Home renal monitoring for cancer patients: technical assessment and patient acceptability
Year: 2018
Session type: Poster / e-Poster / Silent Theatre session
Abstract
Background
Recruitment to cancer clinical trials is challenging and usually limited to patients with preserved kidney function. Restrictions that allow those with an eGFR >50ml/min is arbitrary and not a risk-based approach driven by current clinical science. Due to increased survival rates for both conditions, there is now a significant population who have both cancer and chronic kidney disease. The aim of this research was to assess whether new technological advances in point of care (POC) creatinine meters and digital science could be used to give these people access to oncology clinical trials through personalised risk-based monitoring. We created an approach that explored the potential and acceptability of using a POC device, data capture via a smartphone, and risk-categorisation through an Acute Kidney Injury (AKI) algorithm, to enable decision-making and the first step in addressing this unmet clinical need.
Method
Three POC devices were evaluated for usability, size and complexity.

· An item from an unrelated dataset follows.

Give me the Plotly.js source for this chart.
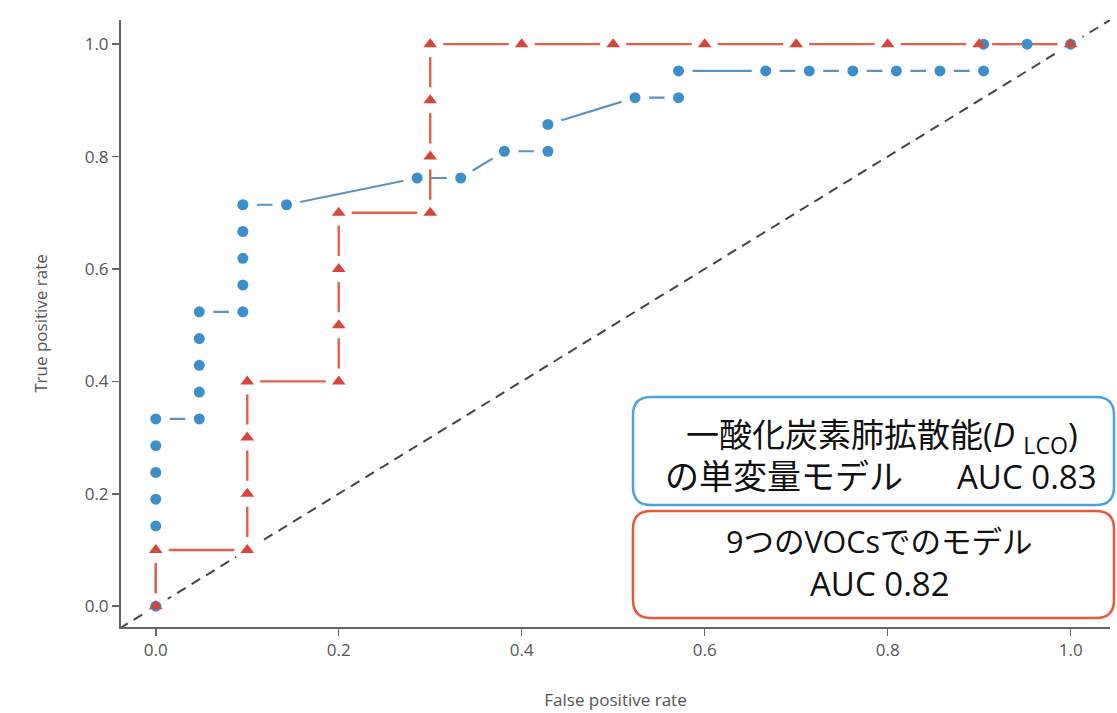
<!DOCTYPE html>
<html>
<head>
<meta charset="utf-8">
<script src="https://cdn.plot.ly/plotly-3.0.1.min.js"></script>
<style>html,body{margin:0;padding:0;background:#fff;}#chart{width:1117px;height:713px;}</style>
</head>
<body>
<div id="chart"></div>
<script>
// ---- data ----
const blueFPR = [0, 0, 0, 0, 0, 0, 0.0476, 0.0476, 0.0476, 0.0476, 0.0476, 0.0952, 0.0952, 0.0952, 0.0952, 0.0952, 0.1429, 0.2857, 0.3333, 0.3810, 0.4286, 0.4286, 0.5238, 0.5714, 0.5714, 0.6667, 0.7143, 0.7619, 0.8095, 0.8571, 0.9048, 0.9048, 0.9524, 1.0];
const blueTPR = [0, 0.1429, 0.1905, 0.2381, 0.2857, 0.3333, 0.3333, 0.3810, 0.4286, 0.4762, 0.5238, 0.5238, 0.5714, 0.6190, 0.6667, 0.7143, 0.7143, 0.7619, 0.7619, 0.8095, 0.8095, 0.8571, 0.9048, 0.9048, 0.9524, 0.9524, 0.9524, 0.9524, 0.9524, 0.9524, 0.9524, 1.0, 1.0, 1.0];
const redFPR = [0, 0, 0.1, 0.1, 0.1, 0.1, 0.2, 0.2, 0.2, 0.2, 0.3, 0.3, 0.3, 0.3, 0.4, 0.5, 0.6, 0.7, 0.8, 0.9, 1.0];
const redTPR = [0, 0.1, 0.1, 0.2, 0.3, 0.4, 0.4, 0.5, 0.6, 0.7, 0.7, 0.8, 0.9, 1.0, 1.0, 1.0, 1.0, 1.0, 1.0, 1.0, 1.0];
const chanceLine = [-0.04, 1.045];
const tickVals = [0, 0.2, 0.4, 0.6, 0.8, 1.0];
const tickText = ['0.0', '0.2', '0.4', '0.6', '0.8', '1.0'];
const xTitle = 'False positive rate';
const yTitle = 'True positive rate';
const blueLabel1 = '一酸化炭素肺拡散能(<i>D</i> <sub>LCO</sub>)';
const blueLabel2a = 'の単変量モデル';
const blueLabel2b = 'AUC 0.83';
const redLabel1 = '9つのVOCsでのモデル';
const redLabel2 = 'AUC 0.82';

const BLUE_M = '#3d8fcc', BLUE_L = '#5b93bf';
const RED_M = '#d4483a', RED_L = '#e5604a';

const traces = [
  {x: chanceLine, y: chanceLine, mode: 'lines', line: {color: '#444', width: 2, dash: '10px,7px'}, hoverinfo: 'skip'},
  {x: blueFPR, y: blueTPR, mode: 'lines', line: {color: BLUE_L, width: 2.2}},
  {x: blueFPR, y: blueTPR, mode: 'markers', marker: {color: '#fff', size: 28}, hoverinfo: 'skip'},
  {x: redFPR, y: redTPR, mode: 'lines', line: {color: RED_L, width: 2.4}},
  {x: redFPR, y: redTPR, mode: 'markers', marker: {color: '#fff', size: 26}, hoverinfo: 'skip'},
  {x: blueFPR, y: blueTPR, mode: 'markers', marker: {color: BLUE_M, size: 11}},
  {x: redFPR, y: redTPR, mode: 'markers', marker: {color: RED_M, size: 12, symbol: 'triangle-up'}}
];

// plot-area pixel geometry
const L = 121, R = 1110, T = 20, B = 627;
function px(x) { return (x - L) / (R - L); }
function py(y) { return (B - y) / (B - T); }
function roundRect(x0, y0, x1, y1, r) {
  const p = (x, y) => px(x) + ',' + py(y);
  return 'M' + p(x0 + r, y0) + ' L' + p(x1 - r, y0) + ' Q' + p(x1, y0) + ' ' + p(x1, y0 + r) +
    ' L' + p(x1, y1 - r) + ' Q' + p(x1, y1) + ' ' + p(x1 - r, y1) +
    ' L' + p(x0 + r, y1) + ' Q' + p(x0, y1) + ' ' + p(x0, y1 - r) +
    ' L' + p(x0, y0 + r) + ' Q' + p(x0, y0) + ' ' + p(x0 + r, y0) + ' Z';
}

function ann(text, x, y, size, xanchor) {
  return {text: text, xref: 'paper', yref: 'paper', x: px(x), y: py(y), xanchor: xanchor || 'center', yanchor: 'middle', showarrow: false,
    font: {family: 'Open Sans, Noto Sans CJK JP, sans-serif', size: size, color: '#111'}};
}

const axisFont = {family: 'Liberation Sans Narrow, Open Sans, sans-serif', size: 17, color: '#555'};
const layout = {
  width: 1117, height: 713,
  margin: {l: L, r: 1117 - R, t: T, b: 713 - B},
  paper_bgcolor: '#fff', plot_bgcolor: '#fff',
  showlegend: false,
  xaxis: {range: [-0.038, 1.043], showgrid: false, zeroline: false, showline: true, linecolor: '#666', linewidth: 2,
    ticks: 'outside', ticklen: 7, tickcolor: '#666', tickwidth: 1.5, tickvals: tickVals, ticktext: tickText,
    tickfont: axisFont, title: {text: xTitle, font: axisFont, standoff: 34}},
  yaxis: {range: [-0.037, 1.043], showgrid: false, zeroline: false, showline: true, linecolor: '#666', linewidth: 2,
    ticks: 'outside', ticklen: 7, tickcolor: '#666', tickwidth: 1.5, tickvals: tickVals, ticktext: tickText,
    tickfont: axisFont, title: {text: yTitle, font: axisFont, standoff: 33}},
  shapes: [
    {type: 'path', xref: 'paper', yref: 'paper', path: roundRect(633, 397, 1114, 505, 18), line: {color: '#4aa3df', width: 2.5}, fillcolor: '#fff', layer: 'above'},
    {type: 'path', xref: 'paper', yref: 'paper', path: roundRect(633, 511, 1114, 618, 18), line: {color: '#e8593a', width: 2.5}, fillcolor: '#fff', layer: 'above'}
  ],
  annotations: [
    ann(blueLabel1, 882, 436, 33),
    ann(blueLabel2a, 663, 476, 34, 'left'),
    ann(blueLabel2b, 1099, 476, 33, 'right'),
    ann(redLabel1, 879, 541, 30.5),
    ann(redLabel2, 880, 583, 33)
  ]
};

Plotly.newPlot('chart', traces, layout, {displayModeBar: false, staticPlot: true});
</script>
</body>
</html>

A smart phone app was developed, which captures device data and sends securely to a Cloud environment. Creatinine testing, calibration and patient acceptability in the hospital was conducted over a 2 week period with 17 interactions (patient/carer/nurse) and including two patient focus groups.
Results
The Nova Biomedical Creatinine StatSensor® was the preferred device chosen to enable home creatinine readings with good user feedback and stable performance characteristics. The smartphone app user interface design was acceptable with patients based on patient acceptability testing- producing near-real time creatinine readings which could be reviewed by the medical team.
Conclusion
This proof of concept demonstrated that creatinine can be measured by a POC device, the data captured by an app and reported in near-real time. Further work is now being conducted to develop a clinical rules engine based on the NHS/NICE published algorithm for AKI; and apply this in clinical trials to alert investigators to impending AKI.